OFSI publishes three-year sanctions strategy as UK Russia sanctions enforcement priorities are set for 2026–2029
OFSI (the Office of Financial Sanctions Implementation, the UK Treasury body responsible for implementing and enforcing financial sanctions), has published a strategic analysis setting out its key enforcement priorities for the next three years, with a particular focus on Russia-related sanctions. The article, published 1 May 2026 as part of a quarterly column tracking UK-Russian sanctions developments, provides legal practitioners with a forward-looking roadmap for where OFSI intends to concentrate its enforcement activity. OFSI is the UK's primary financial sanctions enforcement authority, responsible for administering the asset-freezing and transaction-prohibition regimes that give effect to UK legislation — including the Russia (Sanctions) (EU Exit) Regulations 2019, as amended — following the UK's post-Brexit adoption of an autonomous sanctions framework. The three-year strategy signals that OFSI intends to maintain and potentially escalate enforcement intensity, which matters for financial institutions, law firms, and corporates that conduct transactions with any cross-border dimension touching sanctioned persons or entities. This development sits alongside the EU's 16th Russia sanctions package (already covered in the 25 April briefing), demonstrating the continued tightening of the multilateral sanctions architecture around Russia. For UK-advising lawyers, OFSI's forward strategy creates immediate demand for compliance gap analysis, client sanctions screening reviews, and regulatory engagement work — particularly for banks, energy traders, and shipping companies that continue to operate in sectors where sanctions carve-outs and exemptions are contested.
Why this matters
OFSI's three-year strategy publication is a significant forward signal for compliance teams and their legal advisers: it identifies where enforcement resource will be concentrated, giving firms the opportunity to remediate exposure before formal investigations begin. The Russia sanctions regime is unusually complex because of the interplay between UK OFSI rules, EU measures, US OFAC (Office of Foreign Assets Control) designations, and sector-specific carve-outs for energy and food. Firms advising clients with Russian counterparty exposure — particularly in commodity trading, shipping, and financial services — will need to update compliance frameworks and sanctions screening protocols in response.
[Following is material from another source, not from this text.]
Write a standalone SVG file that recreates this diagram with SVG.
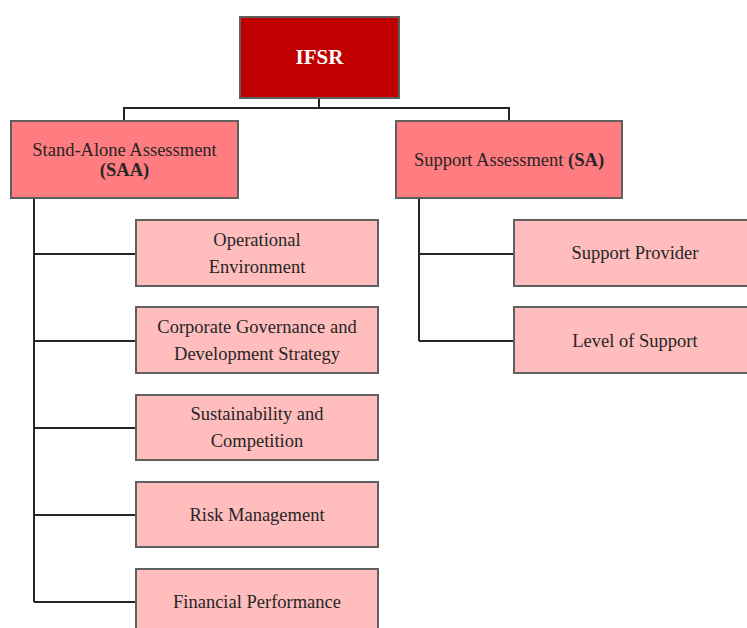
<svg xmlns="http://www.w3.org/2000/svg" width="747" height="628" viewBox="0 0 747 628">
<style>
.box{stroke:#5f5f5f;stroke-width:2}
.root{fill:#C00000}
.mid{fill:#FF7C80}
.leaf{fill:#FFBDBD}
.t{font-family:"Liberation Serif","Times New Roman",serif;font-size:18.5px;fill:#262626;text-anchor:middle}
.b{font-weight:bold}
.c{fill:none;stroke:#262626;stroke-width:2}
</style>
<rect width="747" height="628" fill="#fff"/>
<g id="connectors">
<path class="c" d="M319,98 V108 M124,121 V108 H509 V121"/>
<path class="c" d="M34,198 V602 M34,254 H136 M34,341 H136 M34,428 H136 M34,515 H136 M34,602 H136"/>
<path class="c" d="M419,198 V341 M419,254 H514 M419,341 H514"/>
</g>
<g id="ifsr"><rect class="box root" x="240" y="17" width="159" height="81"/><text class="t b" x="319.5" y="64" style="fill:#fff;font-size:21px">IFSR</text></g>
<g id="saa"><rect class="box mid" x="11" y="121" width="227" height="77"/><text class="t" x="124.5" y="156">Stand-Alone Assessment</text><text class="t b" x="124.5" y="176">(SAA)</text></g>
<g id="sa"><rect class="box mid" x="396" y="121" width="226" height="77"/><text class="t" x="509" y="166">Support Assessment <tspan class="b">(SA)</tspan></text></g>
<g id="op"><rect class="box leaf" x="136" y="220" width="242" height="66"/><text class="t" x="257" y="246">Operational</text><text class="t" x="257" y="273">Environment</text></g>
<g id="cg"><rect class="box leaf" x="136" y="307" width="242" height="66"/><text class="t" x="257" y="333">Corporate Governance and</text><text class="t" x="257" y="360">Development Strategy</text></g>
<g id="sc"><rect class="box leaf" x="136" y="395" width="242" height="65"/><text class="t" x="257" y="420">Sustainability and</text><text class="t" x="257" y="447">Competition</text></g>
<g id="rm"><rect class="box leaf" x="136" y="482" width="242" height="65"/><text class="t" x="257" y="521">Risk Management</text></g>
<g id="fp"><rect class="box leaf" x="136" y="569" width="242" height="70"/><text class="t" x="257" y="608">Financial Performance</text></g>
<g id="sp"><rect class="box leaf" x="514" y="220" width="245" height="66"/><text class="t" x="635" y="259">Support Provider</text></g>
<g id="ls"><rect class="box leaf" x="514" y="307" width="245" height="66"/><text class="t" x="635" y="347">Level of Support</text></g>
</svg>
The 'why now' is the approaching three-year horizon of the current Russia conflict and the associated expectation that sanctions will remain a central tool of Western policy for the foreseeable future.
On the Ground
A trainee supporting a sanctions compliance advisory mandate would draft sanctions screening memoranda — analysing whether specific counterparties, transactions, or asset categories fall within OFSI's current designation lists — and assist with preparing regulatory notification drafts for clients seeking OFSI licences to undertake otherwise-prohibited transactions within permitted exemptions.
Interview prep
Soundbite
OFSI's forward enforcement strategy converts Russia sanctions complexity into a sustained compliance advisory pipeline for City firms.
Question you might get
“How does the UK's autonomous post-Brexit sanctions framework differ from the EU sanctions regime — and why does that create compliance complexity for a company operating in both markets?”
Full answer
OFSI has published a three-year sanctions enforcement strategy with a focus on Russia, signalling where UK financial sanctions enforcement will concentrate through 2029. For commercial lawyers, this matters because clients — particularly banks, energy traders, and shipping companies — need to audit their exposure against OFSI's stated priorities before the regulator comes to them. The strategic publication is also a rare piece of regulatory transparency that allows firms to run prospective compliance gap analyses rather than reactive remediation. The broader context is an increasingly complex multi-jurisdictional sanctions environment in which UK, EU, and US measures interact in ways that require specialist cross-border legal coordination. Firms with strong public international law and regulatory capacity will be best placed to advise on this.